Set task
Would you quote every entry exactly, dropping only the pictures?

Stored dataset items

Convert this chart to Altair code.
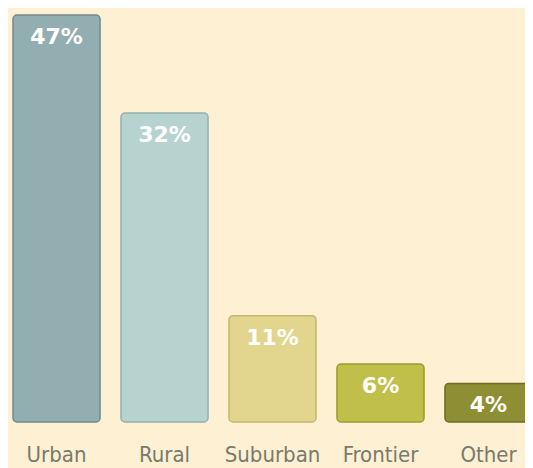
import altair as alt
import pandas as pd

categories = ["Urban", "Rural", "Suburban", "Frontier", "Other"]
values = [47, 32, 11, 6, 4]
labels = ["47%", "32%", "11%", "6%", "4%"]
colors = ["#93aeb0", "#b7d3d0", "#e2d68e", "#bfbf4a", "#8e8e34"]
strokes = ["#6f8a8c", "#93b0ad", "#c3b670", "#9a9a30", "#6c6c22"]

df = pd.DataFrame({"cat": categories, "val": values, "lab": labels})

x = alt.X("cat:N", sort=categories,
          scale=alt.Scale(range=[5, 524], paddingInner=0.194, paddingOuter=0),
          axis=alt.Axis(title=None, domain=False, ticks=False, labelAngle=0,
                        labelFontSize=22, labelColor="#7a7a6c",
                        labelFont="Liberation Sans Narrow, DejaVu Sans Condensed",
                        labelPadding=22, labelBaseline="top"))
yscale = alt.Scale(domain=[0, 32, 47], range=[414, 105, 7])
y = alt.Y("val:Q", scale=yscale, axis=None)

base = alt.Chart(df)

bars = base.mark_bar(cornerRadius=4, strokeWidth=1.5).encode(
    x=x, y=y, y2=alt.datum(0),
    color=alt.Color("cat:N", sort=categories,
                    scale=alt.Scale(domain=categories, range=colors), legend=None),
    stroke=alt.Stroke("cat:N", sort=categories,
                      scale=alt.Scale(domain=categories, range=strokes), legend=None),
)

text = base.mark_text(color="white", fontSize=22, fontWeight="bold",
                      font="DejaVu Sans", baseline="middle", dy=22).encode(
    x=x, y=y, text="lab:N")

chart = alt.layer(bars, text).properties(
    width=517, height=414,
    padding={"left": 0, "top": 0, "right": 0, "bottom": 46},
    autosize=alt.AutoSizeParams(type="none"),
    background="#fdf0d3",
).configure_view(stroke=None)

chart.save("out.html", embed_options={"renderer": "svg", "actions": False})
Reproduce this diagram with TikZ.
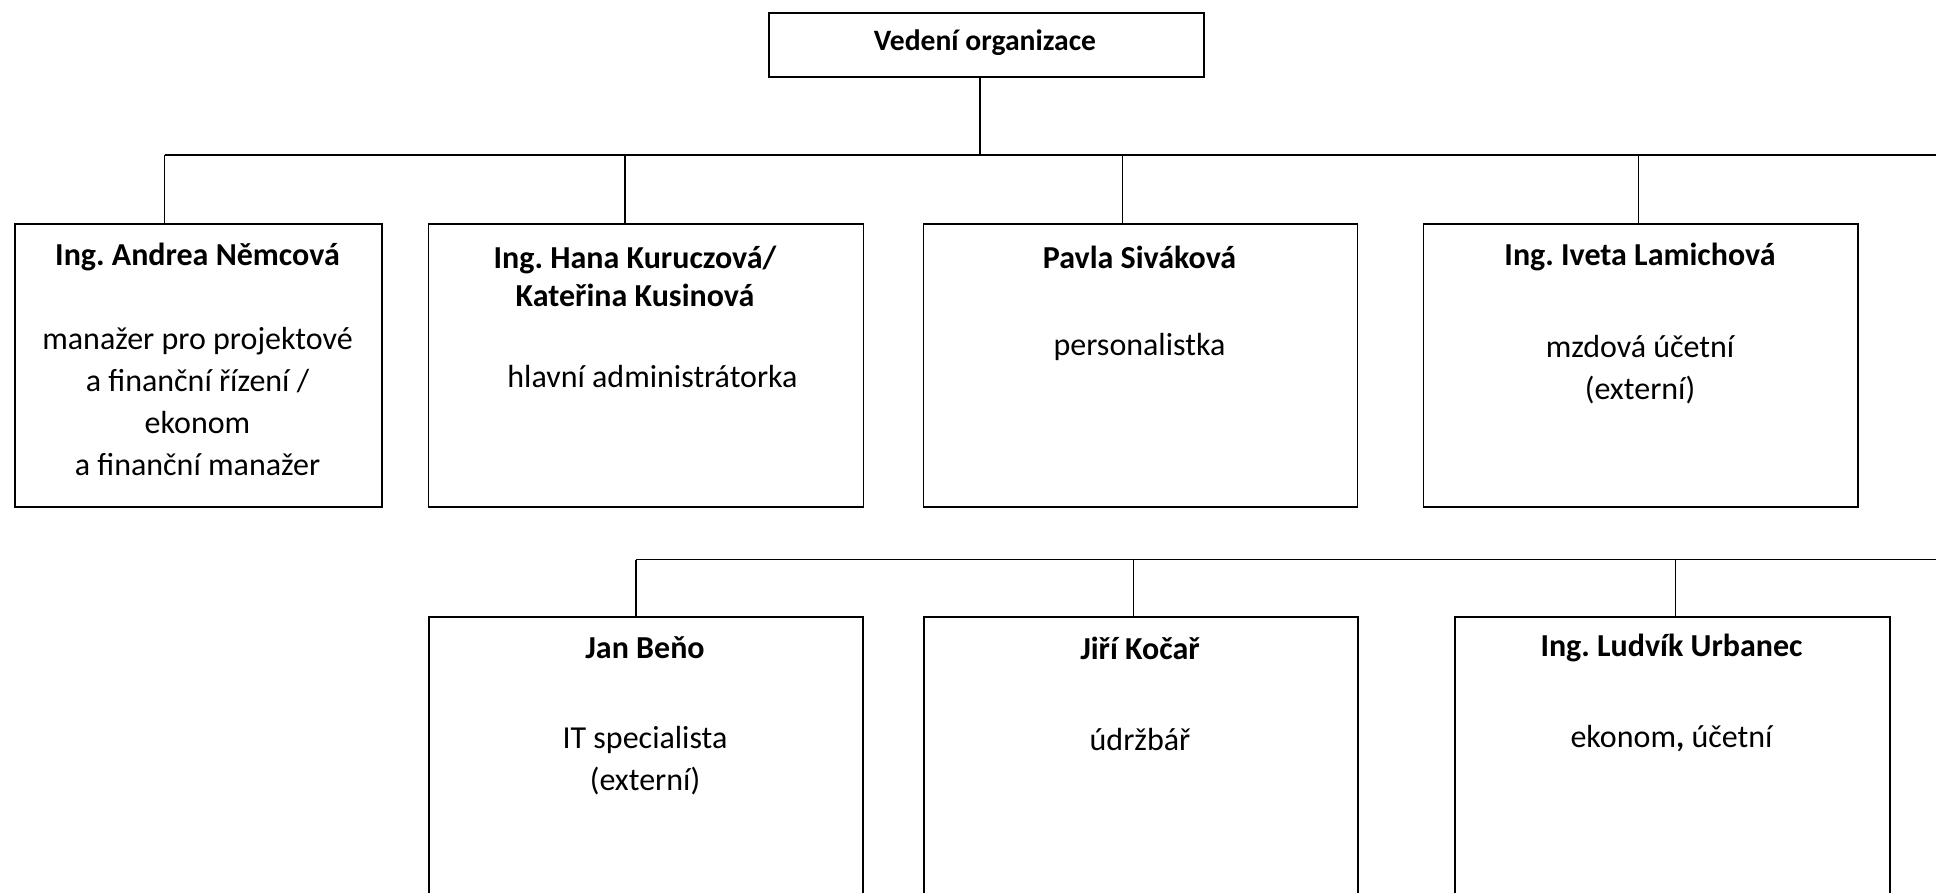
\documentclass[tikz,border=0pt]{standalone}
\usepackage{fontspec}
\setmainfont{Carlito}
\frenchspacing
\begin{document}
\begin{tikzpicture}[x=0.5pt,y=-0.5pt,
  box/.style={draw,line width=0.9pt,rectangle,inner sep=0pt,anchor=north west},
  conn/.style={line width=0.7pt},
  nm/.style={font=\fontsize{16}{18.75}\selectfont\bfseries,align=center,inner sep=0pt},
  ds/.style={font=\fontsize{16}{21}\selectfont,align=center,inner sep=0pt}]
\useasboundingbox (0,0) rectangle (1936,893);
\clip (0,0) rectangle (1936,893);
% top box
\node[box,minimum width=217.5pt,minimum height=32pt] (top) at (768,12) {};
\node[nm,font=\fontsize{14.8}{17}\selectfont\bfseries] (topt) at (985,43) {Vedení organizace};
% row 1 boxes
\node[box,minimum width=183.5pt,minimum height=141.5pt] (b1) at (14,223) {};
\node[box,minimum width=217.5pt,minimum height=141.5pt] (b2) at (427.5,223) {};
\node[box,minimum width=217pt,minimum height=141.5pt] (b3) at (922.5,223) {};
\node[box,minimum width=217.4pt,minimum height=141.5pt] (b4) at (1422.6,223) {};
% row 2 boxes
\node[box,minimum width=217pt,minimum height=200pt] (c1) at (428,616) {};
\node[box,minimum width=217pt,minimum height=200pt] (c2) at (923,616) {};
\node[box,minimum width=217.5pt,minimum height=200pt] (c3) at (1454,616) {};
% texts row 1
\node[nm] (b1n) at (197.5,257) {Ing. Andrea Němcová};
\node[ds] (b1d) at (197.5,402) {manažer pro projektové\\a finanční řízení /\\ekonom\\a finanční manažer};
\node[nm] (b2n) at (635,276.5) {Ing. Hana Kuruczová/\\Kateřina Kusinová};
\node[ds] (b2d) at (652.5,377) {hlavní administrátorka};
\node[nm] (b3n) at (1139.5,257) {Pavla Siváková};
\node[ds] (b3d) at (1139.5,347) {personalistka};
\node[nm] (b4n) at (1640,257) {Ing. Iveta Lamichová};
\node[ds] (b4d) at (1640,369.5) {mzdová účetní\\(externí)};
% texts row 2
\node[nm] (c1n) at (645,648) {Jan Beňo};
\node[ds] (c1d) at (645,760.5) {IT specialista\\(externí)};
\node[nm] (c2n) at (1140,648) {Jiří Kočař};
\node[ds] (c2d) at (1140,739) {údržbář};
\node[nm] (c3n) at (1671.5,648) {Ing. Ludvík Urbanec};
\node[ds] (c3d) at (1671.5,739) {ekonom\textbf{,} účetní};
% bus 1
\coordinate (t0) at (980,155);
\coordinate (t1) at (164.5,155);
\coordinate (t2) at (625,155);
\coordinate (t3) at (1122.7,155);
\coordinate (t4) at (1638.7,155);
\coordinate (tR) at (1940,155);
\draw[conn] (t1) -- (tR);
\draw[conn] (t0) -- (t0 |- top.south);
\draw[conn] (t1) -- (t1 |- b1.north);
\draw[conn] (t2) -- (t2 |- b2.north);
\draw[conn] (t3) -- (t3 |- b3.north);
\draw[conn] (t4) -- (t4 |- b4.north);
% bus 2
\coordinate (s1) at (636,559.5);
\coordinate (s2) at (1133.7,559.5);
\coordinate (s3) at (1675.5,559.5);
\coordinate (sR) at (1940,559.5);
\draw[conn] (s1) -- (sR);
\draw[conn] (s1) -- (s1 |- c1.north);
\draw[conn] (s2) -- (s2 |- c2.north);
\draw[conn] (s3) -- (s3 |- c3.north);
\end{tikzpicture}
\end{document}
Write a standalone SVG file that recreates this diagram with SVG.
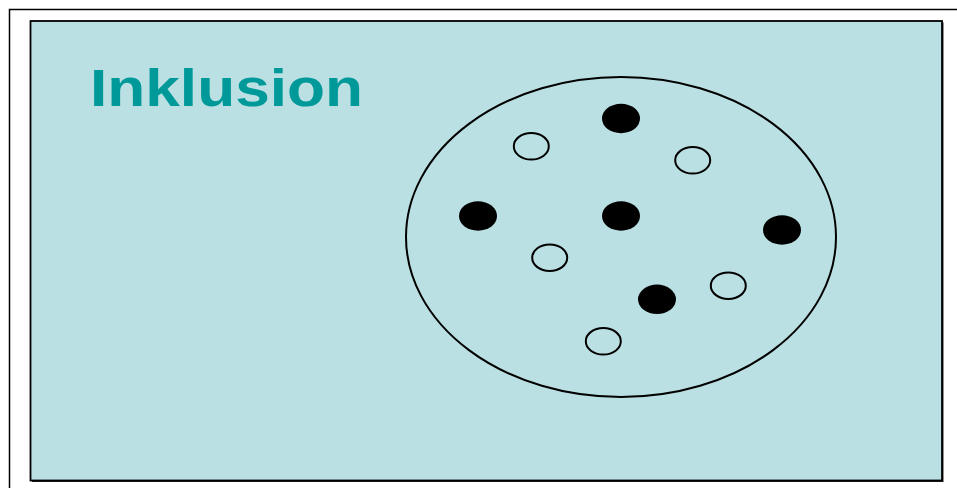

The reply
Convert this chart to Altair code.
import altair as alt
import pandas as pd

categories = ["Urban", "Rural", "Suburban", "Frontier", "Other"]
values = [47, 32, 11, 6, 4]
labels = ["47%", "32%", "11%", "6%", "4%"]
colors = ["#93aeb0", "#b7d3d0", "#e2d68e", "#bfbf4a", "#8e8e34"]
strokes = ["#6f8a8c", "#93b0ad", "#c3b670", "#9a9a30", "#6c6c22"]

df = pd.DataFrame({"cat": categories, "val": values, "lab": labels})

x = alt.X("cat:N", sort=categories,
          scale=alt.Scale(range=[5, 524], paddingInner=0.194, paddingOuter=0),
          axis=alt.Axis(title=None, domain=False, ticks=False, labelAngle=0,
                        labelFontSize=22, labelColor="#7a7a6c",
                        labelFont="Liberation Sans Narrow, DejaVu Sans Condensed",
                        labelPadding=22, labelBaseline="top"))
yscale = alt.Scale(domain=[0, 32, 47], range=[414, 105, 7])
y = alt.Y("val:Q", scale=yscale, axis=None)

base = alt.Chart(df)

bars = base.mark_bar(cornerRadius=4, strokeWidth=1.5).encode(
    x=x, y=y, y2=alt.datum(0),
    color=alt.Color("cat:N", sort=categories,
                    scale=alt.Scale(domain=categories, range=colors), legend=None),
    stroke=alt.Stroke("cat:N", sort=categories,
                      scale=alt.Scale(domain=categories, range=strokes), legend=None),
)

text = base.mark_text(color="white", fontSize=22, fontWeight="bold",
                      font="DejaVu Sans", baseline="middle", dy=22).encode(
    x=x, y=y, text="lab:N")

chart = alt.layer(bars, text).properties(
    width=517, height=414,
    padding={"left": 0, "top": 0, "right": 0, "bottom": 46},
    autosize=alt.AutoSizeParams(type="none"),
    background="#fdf0d3",
).configure_view(stroke=None)

chart.save("out.html", embed_options={"renderer": "svg", "actions": False})
Reproduce this diagram with TikZ.
\documentclass[tikz,border=0pt]{standalone}
\usepackage{fontspec}
\setmainfont{Carlito}
\frenchspacing
\begin{document}
\begin{tikzpicture}[x=0.5pt,y=-0.5pt,
  box/.style={draw,line width=0.9pt,rectangle,inner sep=0pt,anchor=north west},
  conn/.style={line width=0.7pt},
  nm/.style={font=\fontsize{16}{18.75}\selectfont\bfseries,align=center,inner sep=0pt},
  ds/.style={font=\fontsize{16}{21}\selectfont,align=center,inner sep=0pt}]
\useasboundingbox (0,0) rectangle (1936,893);
\clip (0,0) rectangle (1936,893);
% top box
\node[box,minimum width=217.5pt,minimum height=32pt] (top) at (768,12) {};
\node[nm,font=\fontsize{14.8}{17}\selectfont\bfseries] (topt) at (985,43) {Vedení organizace};
% row 1 boxes
\node[box,minimum width=183.5pt,minimum height=141.5pt] (b1) at (14,223) {};
\node[box,minimum width=217.5pt,minimum height=141.5pt] (b2) at (427.5,223) {};
\node[box,minimum width=217pt,minimum height=141.5pt] (b3) at (922.5,223) {};
\node[box,minimum width=217.4pt,minimum height=141.5pt] (b4) at (1422.6,223) {};
% row 2 boxes
\node[box,minimum width=217pt,minimum height=200pt] (c1) at (428,616) {};
\node[box,minimum width=217pt,minimum height=200pt] (c2) at (923,616) {};
\node[box,minimum width=217.5pt,minimum height=200pt] (c3) at (1454,616) {};
% texts row 1
\node[nm] (b1n) at (197.5,257) {Ing. Andrea Němcová};
\node[ds] (b1d) at (197.5,402) {manažer pro projektové\\a finanční řízení /\\ekonom\\a finanční manažer};
\node[nm] (b2n) at (635,276.5) {Ing. Hana Kuruczová/\\Kateřina Kusinová};
\node[ds] (b2d) at (652.5,377) {hlavní administrátorka};
\node[nm] (b3n) at (1139.5,257) {Pavla Siváková};
\node[ds] (b3d) at (1139.5,347) {personalistka};
\node[nm] (b4n) at (1640,257) {Ing. Iveta Lamichová};
\node[ds] (b4d) at (1640,369.5) {mzdová účetní\\(externí)};
% texts row 2
\node[nm] (c1n) at (645,648) {Jan Beňo};
\node[ds] (c1d) at (645,760.5) {IT specialista\\(externí)};
\node[nm] (c2n) at (1140,648) {Jiří Kočař};
\node[ds] (c2d) at (1140,739) {údržbář};
\node[nm] (c3n) at (1671.5,648) {Ing. Ludvík Urbanec};
\node[ds] (c3d) at (1671.5,739) {ekonom\textbf{,} účetní};
% bus 1
\coordinate (t0) at (980,155);
\coordinate (t1) at (164.5,155);
\coordinate (t2) at (625,155);
\coordinate (t3) at (1122.7,155);
\coordinate (t4) at (1638.7,155);
\coordinate (tR) at (1940,155);
\draw[conn] (t1) -- (tR);
\draw[conn] (t0) -- (t0 |- top.south);
\draw[conn] (t1) -- (t1 |- b1.north);
\draw[conn] (t2) -- (t2 |- b2.north);
\draw[conn] (t3) -- (t3 |- b3.north);
\draw[conn] (t4) -- (t4 |- b4.north);
% bus 2
\coordinate (s1) at (636,559.5);
\coordinate (s2) at (1133.7,559.5);
\coordinate (s3) at (1675.5,559.5);
\coordinate (sR) at (1940,559.5);
\draw[conn] (s1) -- (sR);
\draw[conn] (s1) -- (s1 |- c1.north);
\draw[conn] (s2) -- (s2 |- c2.north);
\draw[conn] (s3) -- (s3 |- c3.north);
\end{tikzpicture}
\end{document}
Write a standalone SVG file that recreates this diagram with SVG.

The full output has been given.